Today was the second parent observation, an event I was first treated to back in October. (The parents watch the kids at work from another room behind one-way glass.) This time it was a much less stressful affair --- I just went about the usual daily routine, and everything went very smoothly. I didn't do any special planning. Nor did I wear a non-wrinkly shirt. I am what I am, dagnabit.


I talked with our admissions director Max about 74's daughter the other day, and today he said she was offered a spot. I actually had nothing to do with the process --- again, I have no power whatsoever --- but it looks like I did, so I can pretend to be the Big Man with 74 and Zaftig. "Yep, I got your daughter to the top of the list. Just used a little of the ol' influence with the boys upstairs. 'Tweren't no big thing. ...'Course, now you owe me."

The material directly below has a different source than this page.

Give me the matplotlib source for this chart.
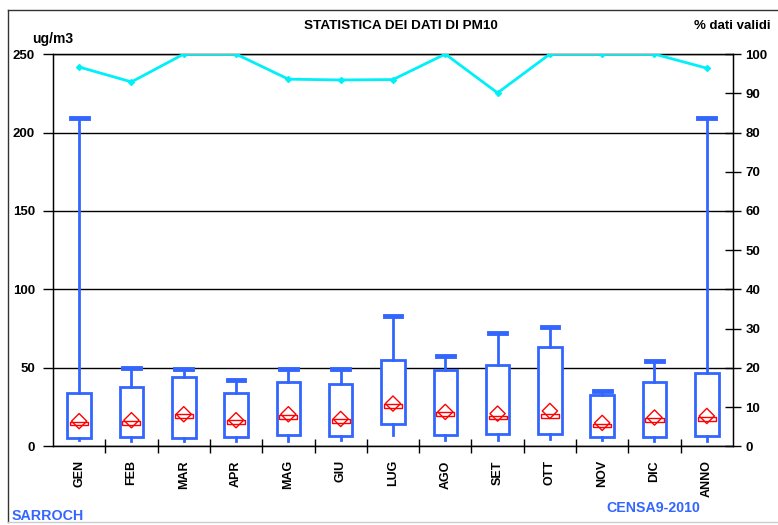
import matplotlib.pyplot as plt
from matplotlib.lines import Line2D

plt.rcParams["font.family"] = ["Liberation Sans", "DejaVu Sans"]
plt.rcParams["font.weight"] = "bold"

# ----------------- Data -----------------
months = ["GEN", "FEB", "MAR", "APR", "MAG", "GIU", "LUG", "AGO", "SET", "OTT", "NOV", "DIC", "ANNO"]
vmin = [3.8, 3.2, 3.2, 3.2, 3.2, 3.8, 7.0, 3.8, 3.8, 4.9, 4.3, 3.4, 3.2]
q1 = [5.5, 5.9, 5.5, 5.9, 7.2, 6.4, 14.0, 7.0, 7.7, 7.7, 5.7, 5.7, 6.4]
median = [14.5, 14.9, 19.1, 15.7, 18.7, 16.1, 25.5, 20.8, 18.3, 19.1, 13.2, 16.6, 17.4]
mean = [16.0, 16.6, 20.4, 16.6, 20.4, 17.4, 27.2, 21.9, 20.8, 22.5, 14.9, 18.3, 19.3]
q3 = [33.8, 37.8, 44.0, 34.0, 40.8, 40.0, 55.3, 48.5, 51.7, 63.0, 32.5, 41.0, 46.4]
vmax = [209, 50, 49.3, 42.5, 49.3, 49.1, 82.9, 57.4, 71.9, 76.1, 35.3, 54.2, 209]
pct_valid = [96.7, 92.9, 100, 100, 93.6, 93.4, 93.5, 100, 90.1, 100, 100, 100, 96.4]

blue = "#3366ff"
red = "#ff0000"
cyan = "#00f0f8"

fig = plt.figure(figsize=(7.78, 5.25), dpi=100)
ax = fig.add_axes([0.0681, 0.150, 0.874, 0.747])

stats = [
    dict(label=m, whislo=lo, q1=a, med=md, mean=mn, q3=b, whishi=hi)
    for m, lo, a, md, mn, b, hi in zip(months, vmin, q1, median, mean, q3, vmax)
]
pos = list(range(len(months)))
bp = ax.bxp(
    stats, positions=pos, widths=0.45, patch_artist=True, showfliers=False,
    showmeans=False, capwidths=0.32,
    boxprops=dict(facecolor="white", edgecolor=blue, linewidth=2.0),
    whiskerprops=dict(color=blue, linewidth=2.0),
    capprops=dict(color=blue, linewidth=3.5),
    medianprops=dict(visible=False),
)
for cap in bp["caps"][::2]:
    cap.set_visible(False)

# median as small red rectangle, mean as red open diamond
rect = [(-2.6, -0.55), (2.6, -0.55), (2.6, 0.55), (-2.6, 0.55), (-2.6, -0.55)]
ax.scatter(pos, median, marker=rect, s=170, facecolor="none", edgecolor=red,
           linewidth=1.0, zorder=4)
ax.scatter(pos, mean, marker="D", s=60, facecolor="none", edgecolor=red,
           linewidth=1.0, zorder=5)

ax.set_xlim(-0.5, len(months) - 0.5)
ax.set_ylim(0, 250)
ax.set_yticks([0, 50, 100, 150, 200, 250])
ax.yaxis.grid(True, color="black", linewidth=1.0)
ax.set_axisbelow(True)
ax.set_xticks(pos)
ax.set_xticklabels(months, rotation=90, fontsize=9, fontweight="bold", va="top")
ax.set_xticks([p + 0.5 for p in pos[:-1]], minor=True)
ax.tick_params(axis="x", which="major", length=0, pad=10)
ax.tick_params(axis="x", which="minor", direction="inout", length=10, width=1)
ax.tick_params(axis="y", direction="out", length=7, width=1, labelsize=9.5, pad=6)
for lbl in ax.get_yticklabels():
    lbl.set_fontweight("bold")
for side in ["left", "bottom", "top", "right"]:
    ax.spines[side].set_linewidth(1.0)

# % dati validi on the right axis
ax2 = ax.twinx()
ax2.plot(pos, pct_valid, color=cyan, linewidth=2.0, marker="D", markersize=3,
         zorder=6)
ax2.set_ylim(0, 100)
ax2.set_yticks(range(0, 101, 10))
ax2.tick_params(axis="y", direction="inout", length=12, width=1, labelsize=9.5, pad=3)
for lbl in ax2.get_yticklabels():
    lbl.set_fontweight("bold")

# ----------------- Texts -----------------
fig.text(0.515, 0.950, "STATISTICA DEI DATI DI PM10", ha="center", va="center",
         fontsize=9.7, fontweight="bold")
fig.text(0.041, 0.926, "ug/m3", ha="left", va="center", fontsize=10, fontweight="bold")
fig.text(0.990, 0.950, "% dati validi", ha="right", va="center", fontsize=9.5,
         fontweight="bold")
fig.text(0.015, 0.018, "SARROCH", ha="left", va="center", fontsize=10.3,
         fontweight="bold", color=blue)
fig.text(0.840, 0.032, "CENSA9-2010", ha="center", va="center", fontsize=10.2,
         fontweight="bold", color=blue)

# outer frame
fig.add_artist(Line2D([0.0103, 1.0], [0.981, 0.981], color="#333333", linewidth=1.0))
fig.add_artist(Line2D([0.0103, 0.0103], [0.006, 0.981], color="#333333", linewidth=1.0))
fig.add_artist(Line2D([0.0103, 1.0], [0.006, 0.006], color="#cccccc", linewidth=1.0))

fig.savefig("out.png", dpi=100)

Also, I've been revising Palfrey's resume and cover letter for her, as she's hoping to get a job with private schools. And what halfway-decent teacher wouldn't? The public schools here are appallingly managed and basically a joke.

So now I'm the employment expert with the good job connections or something. The chronically unemployed loser twentysomething me --- indeed, the underemployed, underpaid, uninsured loser thirtysomething me --- would never have seen this day coming. Life sure has its zigs and zags, don't it?


Churlita said...

Isn't that funny when you notice that? Every once in a while, I forget that I'm not a weird punk rock looking girl who scares normal people. All the younger punk rock kids see me as a middle aged mom. It's a brilliant disguise I'm wearing these days.

Michael5000 said...

Well, the twentysomething you... that was, like, 65 years ago.